Although travel is beset by legacy systems, the right innovation should sit well within them, just as Stripe has proven possible in the similarly beset banking and payments sectors, she pointed out.

Be aware, however, of the particular regulatory and other constraints specific to travel.

“If your solution requires multiple loads of sensitive data and multiple touchpoints, you have got to understand what you are asking of these companies, how likely is it that they are going to put in an unknown entity, and if so, the enormity of that task,” she warned.

“If it’s something that is fizzy and simple, that adds value and doesn’t require touching operations, that’s a very different conversation to ‘I want to add something interesting to the side of your planes’.”

At American Airlines, “there’s a real bifurcation with things that hit the operation,” agreed MacFarland. “Our motto is to move fast and deliver customers and team members safely, not break things.”

Be aware that even a seemingly simple app that tells people how long it will be before they reach their departure gate brings with it a raft of additional liability and operational complexity, he cautioned.

While speakers were looking at emerging technologies ranging from robotics to machine learning and blockchain, each was at pains to point out that it’s not about the innovation per se, but about improving their business.

“We’re super focused on running the best airline in the world, that’s what we are here to do,” explained MacFarland.

“We’re an airline, we’re not an investment company.
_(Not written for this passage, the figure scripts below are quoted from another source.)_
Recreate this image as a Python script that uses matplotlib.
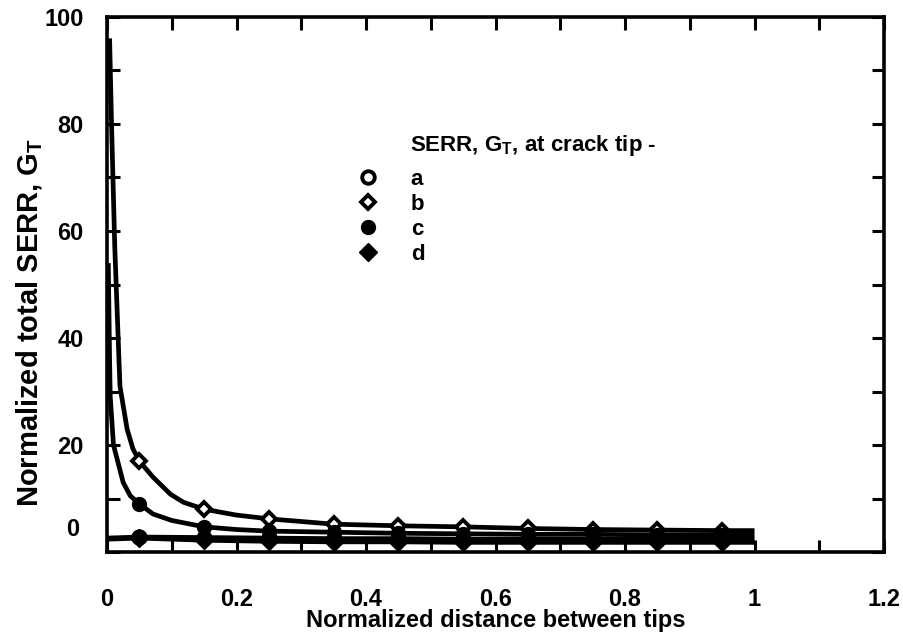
import matplotlib
matplotlib.use('Agg')
import matplotlib.pyplot as plt
from matplotlib.ticker import MultipleLocator, FuncFormatter

plt.rcParams['font.family'] = ['Liberation Sans', 'DejaVu Sans']
plt.rcParams['font.weight'] = 'bold'
plt.rcParams['mathtext.fontset'] = 'custom'
plt.rcParams['mathtext.rm'] = 'Liberation Sans:bold'
plt.rcParams['mathtext.bf'] = 'Liberation Sans:bold'
plt.rcParams['mathtext.it'] = 'Liberation Sans:bold'

# ---- data ----
marker_x = [0.05, 0.15, 0.25, 0.35, 0.45, 0.55, 0.65, 0.75, 0.85, 0.95]
tip_a = [2.8, 2.7, 2.6, 2.5, 2.5, 2.4, 2.4, 2.4, 2.4, 2.4]
tip_b = [17.0, 8.0, 6.2, 5.2, 4.9, 4.7, 4.4, 4.2, 4.1, 4.0]
tip_c = [9.0, 4.7, 3.9, 3.7, 3.5, 3.4, 3.3, 3.3, 3.2, 3.2]
tip_d = [2.6, 2.2, 2.0, 1.9, 1.9, 1.8, 1.8, 1.8, 1.8, 1.8]

curve_a_x = [0.0, 0.05, 0.15, 0.25, 0.35, 0.45, 0.55, 0.65, 0.75, 0.85, 0.95, 1.0]
curve_a_y = [2.6, 2.8, 2.7, 2.6, 2.5, 2.5, 2.4, 2.4, 2.4, 2.4, 2.4, 2.4]
curve_b_x = [0.004, 0.007, 0.012, 0.02, 0.031, 0.04, 0.05, 0.071, 0.098, 0.118,
             0.15, 0.2, 0.25, 0.35, 0.45, 0.55, 0.65, 0.75, 0.85, 0.95, 1.0]
curve_b_y = [96, 80, 57, 31, 23, 19.3, 17.0, 14.0, 10.8, 9.3,
             8.0, 6.9, 6.2, 5.2, 4.9, 4.7, 4.4, 4.2, 4.1, 4.0, 4.0]
curve_c_x = [0.002, 0.004, 0.005, 0.01, 0.025, 0.036, 0.05, 0.071, 0.1, 0.15,
             0.2, 0.25, 0.35, 0.45, 0.55, 0.65, 0.75, 0.85, 0.95, 1.0]
curve_c_y = [54, 36, 29, 20, 13, 10.5, 9.0, 7.1, 5.9, 4.7,
             4.2, 3.9, 3.7, 3.5, 3.4, 3.3, 3.3, 3.2, 3.2, 3.2]
curve_d_x = [0.0, 0.05, 0.15, 0.25, 0.35, 0.45, 0.55, 0.65, 0.75, 0.85, 0.95, 1.0]
curve_d_y = [2.4, 2.6, 2.2, 2.0, 1.9, 1.9, 1.8, 1.8, 1.8, 1.8, 1.8, 1.8]

series_labels = ['a', 'b', 'c', 'd']
x_ticks = [0, 0.2, 0.4, 0.6, 0.8, 1.0, 1.2]
y_ticks = [0, 20, 40, 60, 80, 100]

W, H = 904, 632
fig = plt.figure(figsize=(W / 100, H / 100), dpi=100)
ax = fig.add_axes([107 / W, 1 - 552 / H, (884 - 107) / W, (552 - 17) / H])

lw = 3.4
for cx, cy in [(curve_a_x, curve_a_y), (curve_b_x, curve_b_y),
               (curve_c_x, curve_c_y), (curve_d_x, curve_d_y)]:
    ax.plot(cx, cy, color='black', lw=lw, solid_capstyle='butt',
            solid_joinstyle='round', zorder=2)

ms = 9
h_a, = ax.plot(marker_x, tip_a, ls='none', marker='o', ms=ms, mfc='white',
               mec='black', mew=2.8, zorder=3)
h_b, = ax.plot(marker_x, tip_b, ls='none', marker='D', ms=ms - 1.5, mfc='white',
               mec='black', mew=2.8, zorder=3)
h_c, = ax.plot(marker_x, tip_c, ls='none', marker='o', ms=ms + 1, mfc='black',
               mec='black', mew=1, zorder=3)
h_d, = ax.plot(marker_x, tip_d, ls='none', marker='D', ms=ms, mfc='black',
               mec='black', mew=1, zorder=3)

ax.set_xlim(0, 1.2)
ax.set_ylim(0, 100)
ax.set_xticks(x_ticks)
ax.set_yticks(y_ticks)
ax.xaxis.set_minor_locator(MultipleLocator(0.1))
ax.yaxis.set_minor_locator(MultipleLocator(10))
ax.xaxis.set_major_formatter(FuncFormatter(
    lambda v, p: '0' if abs(v) < 1e-9 else ('1' if abs(v - 1) < 1e-9 else f'{v:g}')))
ax.yaxis.set_major_formatter(FuncFormatter(lambda v, p: '' if abs(v) < 1e-9 else f'{v:g}'))

for s in ax.spines.values():
    s.set_linewidth(2.6)
ax.tick_params(which='both', direction='in', top=True, right=True,
               length=9, width=2.2, labelsize=17)
ax.tick_params(axis='x', which='both', pad=26)
ax.tick_params(axis='y', which='both', pad=17)

# y tick label "0" sits higher than its tick in the reference
ax.annotate('0', xy=(0, 0), xycoords='axes fraction', xytext=(-28, 22),
            textcoords='offset pixels', ha='right', va='center', fontsize=17,
            fontweight='bold')

ax.set_xlabel('Normalized distance between tips', fontsize=17, fontweight='bold',
              va='baseline')
ax.xaxis.set_label_coords(0.5, -(627 - 552) / 535)
ax.set_ylabel(r'Normalized total SERR, G$_\mathrm{T}$', fontsize=21,
              fontweight='bold', va='center')
ax.yaxis.set_label_coords(-(107 - 30) / 777, (552 - 323) / 535)

ax.text(410 / W, 1 - 146 / H, r'SERR, G$_\mathrm{T}$, at crack tip -',
        transform=fig.transFigure, fontsize=16, fontweight='bold',
        ha='left', va='center')
leg = ax.legend([h_a, h_b, h_c, h_d], series_labels, loc='upper left',
                bbox_to_anchor=(357 / W, 1 - 169 / H),
                bbox_transform=fig.transFigure, frameon=False, borderpad=0,
                borderaxespad=0, handlelength=1.0, handletextpad=1.42,
                labelspacing=0.18, prop={'size': 16, 'weight': 'bold'},
                numpoints=1)

fig.savefig('out.png', dpi=100)
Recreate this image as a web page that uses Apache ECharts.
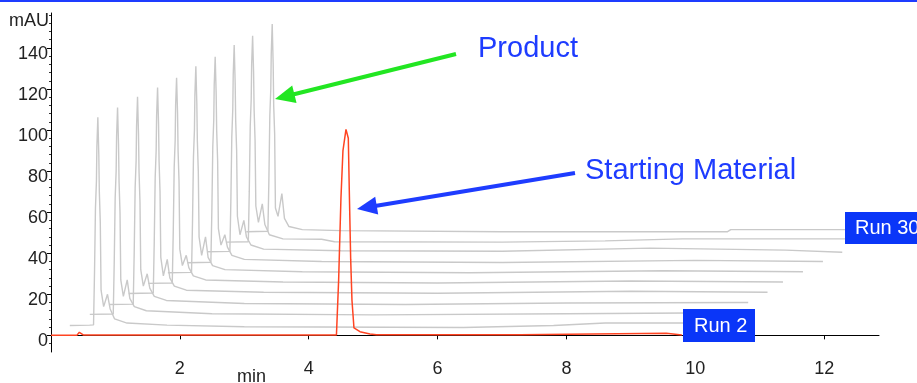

We will make investments, we will help partners to scale if it’s strategic and good for our industry and our customers to do so, but for us it’s about taking care of team members who are taking care of customers, so that investors want to invest.”

“If you can scale and make great returns – then great, because it’s going to improve our customers’ experience and our employees’ experience. That’s the heart of our approach, versus any particular area of innovation or investment strategy.”